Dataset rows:
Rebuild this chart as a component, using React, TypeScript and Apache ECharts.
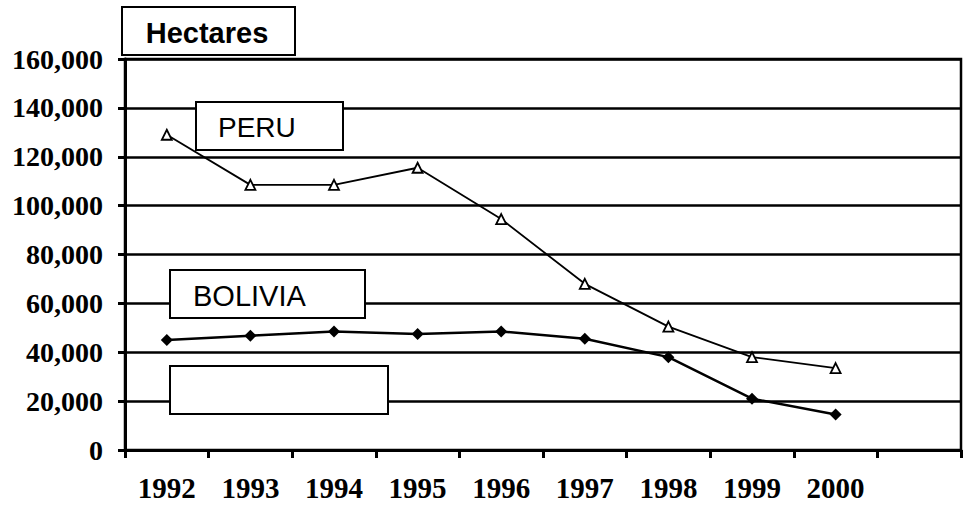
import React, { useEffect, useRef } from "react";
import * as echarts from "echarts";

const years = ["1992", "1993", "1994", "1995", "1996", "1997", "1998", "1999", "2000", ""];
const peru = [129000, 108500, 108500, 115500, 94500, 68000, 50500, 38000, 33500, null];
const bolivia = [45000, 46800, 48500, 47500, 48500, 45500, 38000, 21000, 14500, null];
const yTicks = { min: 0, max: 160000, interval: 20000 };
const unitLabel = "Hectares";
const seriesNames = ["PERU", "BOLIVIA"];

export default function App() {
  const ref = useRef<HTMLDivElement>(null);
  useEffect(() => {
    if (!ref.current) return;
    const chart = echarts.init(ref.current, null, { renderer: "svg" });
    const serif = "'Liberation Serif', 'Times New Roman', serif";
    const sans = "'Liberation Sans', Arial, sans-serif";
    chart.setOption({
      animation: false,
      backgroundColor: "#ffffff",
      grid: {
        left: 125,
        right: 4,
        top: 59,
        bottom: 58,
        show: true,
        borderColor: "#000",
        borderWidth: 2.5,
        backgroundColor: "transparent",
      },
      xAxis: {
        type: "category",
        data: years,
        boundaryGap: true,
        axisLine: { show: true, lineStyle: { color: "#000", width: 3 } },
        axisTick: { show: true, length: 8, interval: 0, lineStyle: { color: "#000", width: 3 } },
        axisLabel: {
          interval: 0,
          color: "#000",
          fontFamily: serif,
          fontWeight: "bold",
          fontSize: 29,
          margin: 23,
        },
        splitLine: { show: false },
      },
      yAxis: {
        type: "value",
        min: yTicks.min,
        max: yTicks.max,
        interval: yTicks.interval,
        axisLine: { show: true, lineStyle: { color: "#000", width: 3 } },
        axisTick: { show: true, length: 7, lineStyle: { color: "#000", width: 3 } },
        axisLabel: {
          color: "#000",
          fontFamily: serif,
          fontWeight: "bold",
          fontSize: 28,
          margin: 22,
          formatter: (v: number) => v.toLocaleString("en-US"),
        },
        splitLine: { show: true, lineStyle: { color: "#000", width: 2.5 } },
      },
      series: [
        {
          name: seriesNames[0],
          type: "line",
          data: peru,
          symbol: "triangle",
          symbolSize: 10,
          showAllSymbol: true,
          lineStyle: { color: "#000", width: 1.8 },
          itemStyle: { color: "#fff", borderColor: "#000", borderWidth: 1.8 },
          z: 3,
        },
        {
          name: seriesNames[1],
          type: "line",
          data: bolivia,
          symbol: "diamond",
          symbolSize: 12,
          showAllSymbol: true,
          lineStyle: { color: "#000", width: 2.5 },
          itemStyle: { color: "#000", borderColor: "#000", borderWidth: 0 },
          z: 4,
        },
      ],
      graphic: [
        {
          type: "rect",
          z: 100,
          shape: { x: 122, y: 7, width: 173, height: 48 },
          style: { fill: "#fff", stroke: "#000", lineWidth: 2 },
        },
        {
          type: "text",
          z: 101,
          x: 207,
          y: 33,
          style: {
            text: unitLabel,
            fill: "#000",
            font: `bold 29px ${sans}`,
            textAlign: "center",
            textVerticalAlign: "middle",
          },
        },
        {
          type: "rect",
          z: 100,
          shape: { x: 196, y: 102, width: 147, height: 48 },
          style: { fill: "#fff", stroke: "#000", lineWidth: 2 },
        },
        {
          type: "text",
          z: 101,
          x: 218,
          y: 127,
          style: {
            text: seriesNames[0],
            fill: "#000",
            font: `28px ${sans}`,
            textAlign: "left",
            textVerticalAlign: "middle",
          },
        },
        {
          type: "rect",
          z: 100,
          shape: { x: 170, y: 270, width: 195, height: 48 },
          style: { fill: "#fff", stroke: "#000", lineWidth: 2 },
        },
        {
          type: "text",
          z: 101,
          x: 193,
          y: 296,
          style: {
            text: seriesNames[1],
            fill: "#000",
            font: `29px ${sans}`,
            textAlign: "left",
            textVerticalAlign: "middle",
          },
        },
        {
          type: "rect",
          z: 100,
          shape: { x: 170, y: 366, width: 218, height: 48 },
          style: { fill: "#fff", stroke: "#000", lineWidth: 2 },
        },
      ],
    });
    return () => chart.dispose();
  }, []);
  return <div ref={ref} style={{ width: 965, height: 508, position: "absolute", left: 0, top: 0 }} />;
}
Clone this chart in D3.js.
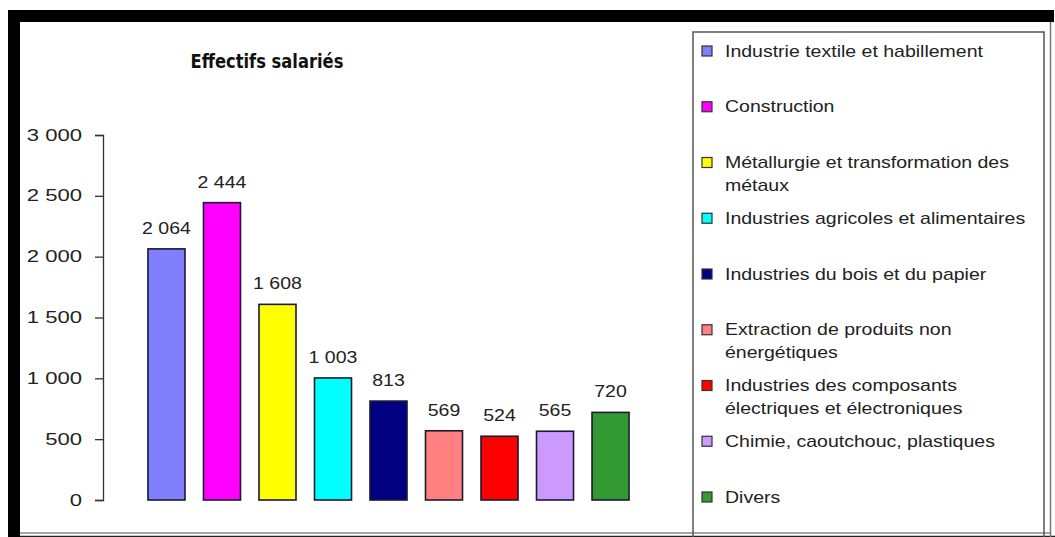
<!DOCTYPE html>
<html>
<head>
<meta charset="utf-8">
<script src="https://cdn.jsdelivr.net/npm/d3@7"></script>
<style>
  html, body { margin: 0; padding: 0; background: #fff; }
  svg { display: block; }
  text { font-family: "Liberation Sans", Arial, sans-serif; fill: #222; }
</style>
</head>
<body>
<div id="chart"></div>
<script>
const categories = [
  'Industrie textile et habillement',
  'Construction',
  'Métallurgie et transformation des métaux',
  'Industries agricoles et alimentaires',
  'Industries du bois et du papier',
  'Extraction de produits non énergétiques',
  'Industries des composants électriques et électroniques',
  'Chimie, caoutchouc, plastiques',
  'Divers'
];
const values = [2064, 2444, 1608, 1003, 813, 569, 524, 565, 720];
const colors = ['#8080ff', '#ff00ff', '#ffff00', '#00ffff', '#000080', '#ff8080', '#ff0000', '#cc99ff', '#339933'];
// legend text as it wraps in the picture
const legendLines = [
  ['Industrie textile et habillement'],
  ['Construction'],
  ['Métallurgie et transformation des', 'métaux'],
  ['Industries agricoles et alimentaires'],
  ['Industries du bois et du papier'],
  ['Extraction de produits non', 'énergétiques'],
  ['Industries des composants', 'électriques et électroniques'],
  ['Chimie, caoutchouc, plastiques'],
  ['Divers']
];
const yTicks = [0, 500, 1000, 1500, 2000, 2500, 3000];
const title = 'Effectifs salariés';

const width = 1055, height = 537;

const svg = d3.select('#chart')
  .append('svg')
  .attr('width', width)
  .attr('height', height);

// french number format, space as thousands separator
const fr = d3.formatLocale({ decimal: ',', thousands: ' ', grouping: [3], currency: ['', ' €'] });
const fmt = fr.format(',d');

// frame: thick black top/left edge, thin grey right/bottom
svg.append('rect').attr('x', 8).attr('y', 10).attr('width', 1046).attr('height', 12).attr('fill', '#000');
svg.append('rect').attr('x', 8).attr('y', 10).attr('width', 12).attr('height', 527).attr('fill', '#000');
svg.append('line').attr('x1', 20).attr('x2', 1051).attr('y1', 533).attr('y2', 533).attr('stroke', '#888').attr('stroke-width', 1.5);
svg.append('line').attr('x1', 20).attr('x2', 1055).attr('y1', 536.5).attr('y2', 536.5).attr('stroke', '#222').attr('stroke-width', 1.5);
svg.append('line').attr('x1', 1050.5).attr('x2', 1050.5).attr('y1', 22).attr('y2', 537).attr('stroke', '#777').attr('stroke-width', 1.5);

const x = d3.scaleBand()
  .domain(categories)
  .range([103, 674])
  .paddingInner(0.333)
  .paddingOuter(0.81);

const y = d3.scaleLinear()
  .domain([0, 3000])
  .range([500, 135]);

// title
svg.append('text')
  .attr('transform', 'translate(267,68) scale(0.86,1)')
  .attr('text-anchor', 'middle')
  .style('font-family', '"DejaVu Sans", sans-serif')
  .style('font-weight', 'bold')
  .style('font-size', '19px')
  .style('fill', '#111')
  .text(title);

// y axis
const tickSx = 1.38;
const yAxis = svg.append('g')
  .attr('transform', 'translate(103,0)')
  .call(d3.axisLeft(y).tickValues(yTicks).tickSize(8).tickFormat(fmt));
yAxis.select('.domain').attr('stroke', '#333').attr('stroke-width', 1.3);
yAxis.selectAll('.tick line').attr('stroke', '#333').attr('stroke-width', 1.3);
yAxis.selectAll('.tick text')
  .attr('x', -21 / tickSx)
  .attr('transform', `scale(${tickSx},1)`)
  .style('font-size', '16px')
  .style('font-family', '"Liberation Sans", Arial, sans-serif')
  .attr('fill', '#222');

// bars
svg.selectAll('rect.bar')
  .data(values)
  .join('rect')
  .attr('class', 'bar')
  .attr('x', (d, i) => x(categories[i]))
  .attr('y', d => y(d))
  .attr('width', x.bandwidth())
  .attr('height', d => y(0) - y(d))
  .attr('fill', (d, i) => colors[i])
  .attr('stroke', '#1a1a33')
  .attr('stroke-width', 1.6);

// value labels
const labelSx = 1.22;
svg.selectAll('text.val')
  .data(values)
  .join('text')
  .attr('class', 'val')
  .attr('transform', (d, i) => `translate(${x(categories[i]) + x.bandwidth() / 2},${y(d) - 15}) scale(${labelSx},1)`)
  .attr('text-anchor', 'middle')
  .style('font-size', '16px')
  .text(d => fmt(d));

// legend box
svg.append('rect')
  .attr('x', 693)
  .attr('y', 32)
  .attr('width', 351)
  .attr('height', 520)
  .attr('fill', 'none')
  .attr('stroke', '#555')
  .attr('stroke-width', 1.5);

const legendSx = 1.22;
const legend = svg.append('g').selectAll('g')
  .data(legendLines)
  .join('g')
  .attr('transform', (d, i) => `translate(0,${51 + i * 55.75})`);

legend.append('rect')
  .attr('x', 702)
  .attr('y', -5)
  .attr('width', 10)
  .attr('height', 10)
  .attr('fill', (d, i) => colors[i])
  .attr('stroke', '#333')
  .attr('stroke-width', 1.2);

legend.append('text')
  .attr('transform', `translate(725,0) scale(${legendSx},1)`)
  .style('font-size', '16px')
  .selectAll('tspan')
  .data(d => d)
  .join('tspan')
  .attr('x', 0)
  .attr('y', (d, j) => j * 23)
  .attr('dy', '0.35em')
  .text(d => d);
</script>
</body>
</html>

Exercise aim: In the data above, please extract the lines from the first one through the line with "import * as", exactly, and keep pictures out.

The result:
Rebuild this chart as a component, using React, TypeScript and Apache ECharts.
import React, { useEffect, useRef } from "react";
import * as echarts from "echarts";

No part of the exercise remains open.